Présidentielle 2026: Des retournements de veste malgré le code

Si le code électoral interdit à un élu de parrainer un candidat hors de son camp, elle ne l’oblige ni à soutenir activement un candidat qu’il désapprouve, ni à l’empêcher de faire campagne pour un adversaire de son camp. Ce paradoxe souligne la complexité du système électoral béninois : bien que soumis à des règles strictes, le jeu politique conserve une souplesse qui permet aux élus de manœuvrer selon leurs intérêts et leurs affinités.
L’élection présidentielle de 2026 au Bénin s’annonce comme un moment charnière pour la scène politique nationale. Le jeu reste entièrement ouvert, le président Patrice Talon ayant annoncé, comme il l’a promis à maintes reprises, qu’il ne se présentera pas au scrutin. En l’absence d’un dauphin désigné et d’un leadership clair, tous ses supporters peuvent donc virtuellement prétendre à la candidature. Ce qui rendra le choix difficile et qui risquera de faire éclater les deux partis qui marchaient unis à pas forcés.
Toutefois, théoriquement, il ne devrait pas y avoir de difficultés, le code électoral ayant inclus des dispositions visant à maintenir l’union au sein des partis. Ce texte impose aux élus de ne parrainer qu’un candidat issu de leur propre formation politique. Toutefois, cette disposition légale ne supprime pas totalement les marges de manœuvre des élus, qui conservent une certaine liberté d’action.
En effet, rien n’empêche un élu de refuser d’accorder son parrainage à un candidat qui ne lui convient pas, même si ce dernier appartient à son parti. Un député ou un maire peut ainsi, en toute légalité, choisir de ne pas soutenir officiellement un candidat de sa formation s’il estime que celui-ci ne correspond pas à ses attentes. Ce constat met en évidence les limites de la loi : bien qu’elle encadre strictement le processus de parrainage, elle ne peut contraindre un élu à aller à l’encontre de ses convictions politiques.
De surcroît, un élu conserve toute latitude pour mener campagne en faveur d’un candidat qu’il n’a pas parrainé, y compris si celui-ci appartient à un camp adverse. Cette situation illustre parfaitement le proverbe selon lequel « on peut amener son cheval à la rivière, mais on ne peut pas le forcer à boire ». Autrement dit, la loi peut imposer une contrainte administrative, mais elle ne saurait dicter les choix personnels et stratégiques des acteurs politiques.

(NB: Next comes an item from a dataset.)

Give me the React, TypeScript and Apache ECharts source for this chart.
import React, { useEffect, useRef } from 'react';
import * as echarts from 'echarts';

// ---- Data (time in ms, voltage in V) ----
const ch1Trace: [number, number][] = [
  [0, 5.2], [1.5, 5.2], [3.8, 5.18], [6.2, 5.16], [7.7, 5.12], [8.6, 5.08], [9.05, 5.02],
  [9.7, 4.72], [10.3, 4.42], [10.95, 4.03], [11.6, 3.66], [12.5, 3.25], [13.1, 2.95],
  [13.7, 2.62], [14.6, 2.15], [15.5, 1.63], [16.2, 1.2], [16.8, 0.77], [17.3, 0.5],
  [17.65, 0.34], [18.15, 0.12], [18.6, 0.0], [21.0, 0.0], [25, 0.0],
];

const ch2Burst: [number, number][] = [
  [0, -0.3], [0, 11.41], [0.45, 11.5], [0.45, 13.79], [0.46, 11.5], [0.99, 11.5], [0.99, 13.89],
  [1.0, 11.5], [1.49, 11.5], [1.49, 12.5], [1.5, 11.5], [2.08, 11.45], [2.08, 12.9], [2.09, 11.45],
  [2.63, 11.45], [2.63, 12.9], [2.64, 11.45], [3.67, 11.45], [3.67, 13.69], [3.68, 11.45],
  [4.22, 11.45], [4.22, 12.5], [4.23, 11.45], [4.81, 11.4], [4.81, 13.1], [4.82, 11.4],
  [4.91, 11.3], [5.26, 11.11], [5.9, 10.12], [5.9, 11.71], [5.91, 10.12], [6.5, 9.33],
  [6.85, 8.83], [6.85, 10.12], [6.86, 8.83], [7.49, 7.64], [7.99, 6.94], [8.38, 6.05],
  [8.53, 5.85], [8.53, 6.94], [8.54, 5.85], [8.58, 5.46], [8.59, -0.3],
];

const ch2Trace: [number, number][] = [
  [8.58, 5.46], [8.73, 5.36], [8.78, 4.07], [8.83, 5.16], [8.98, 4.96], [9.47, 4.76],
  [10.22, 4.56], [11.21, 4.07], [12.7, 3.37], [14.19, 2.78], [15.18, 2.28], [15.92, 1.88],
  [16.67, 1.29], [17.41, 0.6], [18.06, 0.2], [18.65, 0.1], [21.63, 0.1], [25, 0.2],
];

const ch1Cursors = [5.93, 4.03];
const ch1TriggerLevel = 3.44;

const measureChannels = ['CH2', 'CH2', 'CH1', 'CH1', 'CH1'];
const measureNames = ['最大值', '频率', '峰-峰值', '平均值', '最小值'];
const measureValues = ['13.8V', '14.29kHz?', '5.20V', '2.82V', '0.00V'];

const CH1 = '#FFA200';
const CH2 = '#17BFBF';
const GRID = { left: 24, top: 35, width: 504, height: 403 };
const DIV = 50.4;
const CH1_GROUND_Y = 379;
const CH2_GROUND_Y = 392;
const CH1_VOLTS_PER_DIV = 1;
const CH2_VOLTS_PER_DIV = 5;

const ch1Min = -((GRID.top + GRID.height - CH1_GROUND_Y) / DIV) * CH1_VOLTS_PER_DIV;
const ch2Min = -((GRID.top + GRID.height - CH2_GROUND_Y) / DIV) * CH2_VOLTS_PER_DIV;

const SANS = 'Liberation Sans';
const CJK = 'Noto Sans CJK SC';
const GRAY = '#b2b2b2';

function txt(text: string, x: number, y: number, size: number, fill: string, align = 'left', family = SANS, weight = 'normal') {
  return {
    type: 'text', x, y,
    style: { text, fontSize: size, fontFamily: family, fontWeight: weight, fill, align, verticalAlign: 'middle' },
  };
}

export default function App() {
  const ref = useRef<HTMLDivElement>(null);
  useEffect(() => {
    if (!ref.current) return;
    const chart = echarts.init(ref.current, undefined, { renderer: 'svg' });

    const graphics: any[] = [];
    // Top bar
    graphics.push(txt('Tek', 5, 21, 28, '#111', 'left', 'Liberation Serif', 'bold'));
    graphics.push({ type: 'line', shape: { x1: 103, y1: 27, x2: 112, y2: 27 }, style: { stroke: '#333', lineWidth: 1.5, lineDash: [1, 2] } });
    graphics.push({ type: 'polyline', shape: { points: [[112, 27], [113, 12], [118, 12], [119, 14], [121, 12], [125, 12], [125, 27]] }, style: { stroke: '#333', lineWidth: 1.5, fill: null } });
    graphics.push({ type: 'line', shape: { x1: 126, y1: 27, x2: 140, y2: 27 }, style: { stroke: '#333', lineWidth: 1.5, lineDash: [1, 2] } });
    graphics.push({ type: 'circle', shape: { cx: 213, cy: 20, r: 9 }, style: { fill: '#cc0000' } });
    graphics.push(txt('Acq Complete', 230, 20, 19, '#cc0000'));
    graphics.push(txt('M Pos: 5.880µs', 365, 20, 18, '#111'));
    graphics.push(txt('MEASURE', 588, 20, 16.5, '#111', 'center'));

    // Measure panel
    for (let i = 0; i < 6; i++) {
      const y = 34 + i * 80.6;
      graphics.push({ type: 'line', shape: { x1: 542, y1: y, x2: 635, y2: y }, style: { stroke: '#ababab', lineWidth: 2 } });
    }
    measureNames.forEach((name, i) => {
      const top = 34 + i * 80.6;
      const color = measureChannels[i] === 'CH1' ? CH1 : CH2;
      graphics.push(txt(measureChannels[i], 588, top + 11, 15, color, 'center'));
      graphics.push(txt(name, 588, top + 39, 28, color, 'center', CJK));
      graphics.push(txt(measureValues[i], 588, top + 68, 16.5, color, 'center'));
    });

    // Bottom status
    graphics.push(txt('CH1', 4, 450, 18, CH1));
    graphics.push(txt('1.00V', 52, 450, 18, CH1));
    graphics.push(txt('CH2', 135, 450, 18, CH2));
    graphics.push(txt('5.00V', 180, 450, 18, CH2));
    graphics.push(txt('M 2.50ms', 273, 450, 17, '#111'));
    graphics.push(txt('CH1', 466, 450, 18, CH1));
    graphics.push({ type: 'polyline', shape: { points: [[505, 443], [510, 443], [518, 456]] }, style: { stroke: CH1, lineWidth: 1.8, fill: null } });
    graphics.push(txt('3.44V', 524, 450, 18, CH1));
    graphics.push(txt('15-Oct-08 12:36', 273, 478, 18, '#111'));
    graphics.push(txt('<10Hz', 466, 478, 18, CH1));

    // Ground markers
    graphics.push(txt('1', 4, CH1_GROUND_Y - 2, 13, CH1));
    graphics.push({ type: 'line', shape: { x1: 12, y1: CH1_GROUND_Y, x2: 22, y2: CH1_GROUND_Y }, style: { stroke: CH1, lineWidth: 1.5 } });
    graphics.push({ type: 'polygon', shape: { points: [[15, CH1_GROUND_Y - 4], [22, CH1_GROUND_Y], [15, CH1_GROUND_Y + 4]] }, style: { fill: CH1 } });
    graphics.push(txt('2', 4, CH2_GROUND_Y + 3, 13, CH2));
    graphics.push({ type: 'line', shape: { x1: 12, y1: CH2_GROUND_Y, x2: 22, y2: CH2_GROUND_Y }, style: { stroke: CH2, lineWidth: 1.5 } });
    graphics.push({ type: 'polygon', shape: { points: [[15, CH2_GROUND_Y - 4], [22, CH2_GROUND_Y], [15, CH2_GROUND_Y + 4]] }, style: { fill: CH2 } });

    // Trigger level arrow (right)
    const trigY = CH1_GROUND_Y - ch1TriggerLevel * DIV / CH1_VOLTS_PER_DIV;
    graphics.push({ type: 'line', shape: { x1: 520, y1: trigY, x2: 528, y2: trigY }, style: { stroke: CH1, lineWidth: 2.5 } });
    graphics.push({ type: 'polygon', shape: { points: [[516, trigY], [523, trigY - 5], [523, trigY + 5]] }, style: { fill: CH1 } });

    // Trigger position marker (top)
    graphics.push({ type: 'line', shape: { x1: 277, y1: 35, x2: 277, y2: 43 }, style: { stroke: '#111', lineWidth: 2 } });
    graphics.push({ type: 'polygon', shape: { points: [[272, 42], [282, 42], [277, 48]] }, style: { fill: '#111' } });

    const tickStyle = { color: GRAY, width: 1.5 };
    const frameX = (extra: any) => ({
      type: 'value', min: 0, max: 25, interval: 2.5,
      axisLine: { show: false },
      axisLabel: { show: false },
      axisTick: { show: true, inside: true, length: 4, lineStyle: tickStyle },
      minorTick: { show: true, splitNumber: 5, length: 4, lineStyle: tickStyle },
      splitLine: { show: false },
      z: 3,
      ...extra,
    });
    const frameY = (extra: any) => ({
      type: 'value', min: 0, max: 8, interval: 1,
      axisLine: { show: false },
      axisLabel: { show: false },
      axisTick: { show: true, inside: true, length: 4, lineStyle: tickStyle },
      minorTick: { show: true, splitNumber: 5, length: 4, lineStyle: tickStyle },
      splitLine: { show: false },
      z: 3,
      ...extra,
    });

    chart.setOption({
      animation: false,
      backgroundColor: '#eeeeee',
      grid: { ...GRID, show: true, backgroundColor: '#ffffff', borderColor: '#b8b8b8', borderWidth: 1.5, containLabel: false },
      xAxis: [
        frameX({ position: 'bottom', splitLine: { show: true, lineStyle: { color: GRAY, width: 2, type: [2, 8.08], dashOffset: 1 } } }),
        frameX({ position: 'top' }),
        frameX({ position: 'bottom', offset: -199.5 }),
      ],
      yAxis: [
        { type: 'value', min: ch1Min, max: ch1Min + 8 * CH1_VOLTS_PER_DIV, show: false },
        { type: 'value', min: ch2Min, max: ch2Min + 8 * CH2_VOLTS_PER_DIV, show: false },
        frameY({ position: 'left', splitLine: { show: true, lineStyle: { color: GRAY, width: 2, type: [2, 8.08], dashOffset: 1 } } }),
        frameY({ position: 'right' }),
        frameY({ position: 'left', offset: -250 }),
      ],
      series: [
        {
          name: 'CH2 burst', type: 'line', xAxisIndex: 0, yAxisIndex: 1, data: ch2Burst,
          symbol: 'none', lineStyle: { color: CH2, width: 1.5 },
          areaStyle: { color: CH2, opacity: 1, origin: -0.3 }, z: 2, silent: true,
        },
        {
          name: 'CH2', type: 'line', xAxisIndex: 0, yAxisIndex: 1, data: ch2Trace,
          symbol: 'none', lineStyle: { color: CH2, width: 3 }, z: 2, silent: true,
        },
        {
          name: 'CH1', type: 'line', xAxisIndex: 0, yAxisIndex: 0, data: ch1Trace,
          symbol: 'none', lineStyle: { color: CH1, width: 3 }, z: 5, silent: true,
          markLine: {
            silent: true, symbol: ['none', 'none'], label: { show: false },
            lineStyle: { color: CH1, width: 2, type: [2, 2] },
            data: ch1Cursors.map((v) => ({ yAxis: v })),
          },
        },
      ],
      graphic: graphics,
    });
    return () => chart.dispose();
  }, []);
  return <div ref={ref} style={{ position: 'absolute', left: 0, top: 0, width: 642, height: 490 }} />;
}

Ainsi, le démarchage politique et les retournements de vestes ne sont pas à exclure à l’occasion de ce scrutin. Les candidats, conscients des failles du système, peuvent chercher à obtenir des soutiens indirects au-delà du simple parrainage. Les élus, quant à eux, peuvent contourner la restriction du parrainage en misant sur des alliances informelles et des campagnes de terrain en faveur du candidat de leur préférence. Ce phénomène ouvre la voie à un véritable « mercato politique », où les stratégies se redéfinissent selon les intérêts du moment.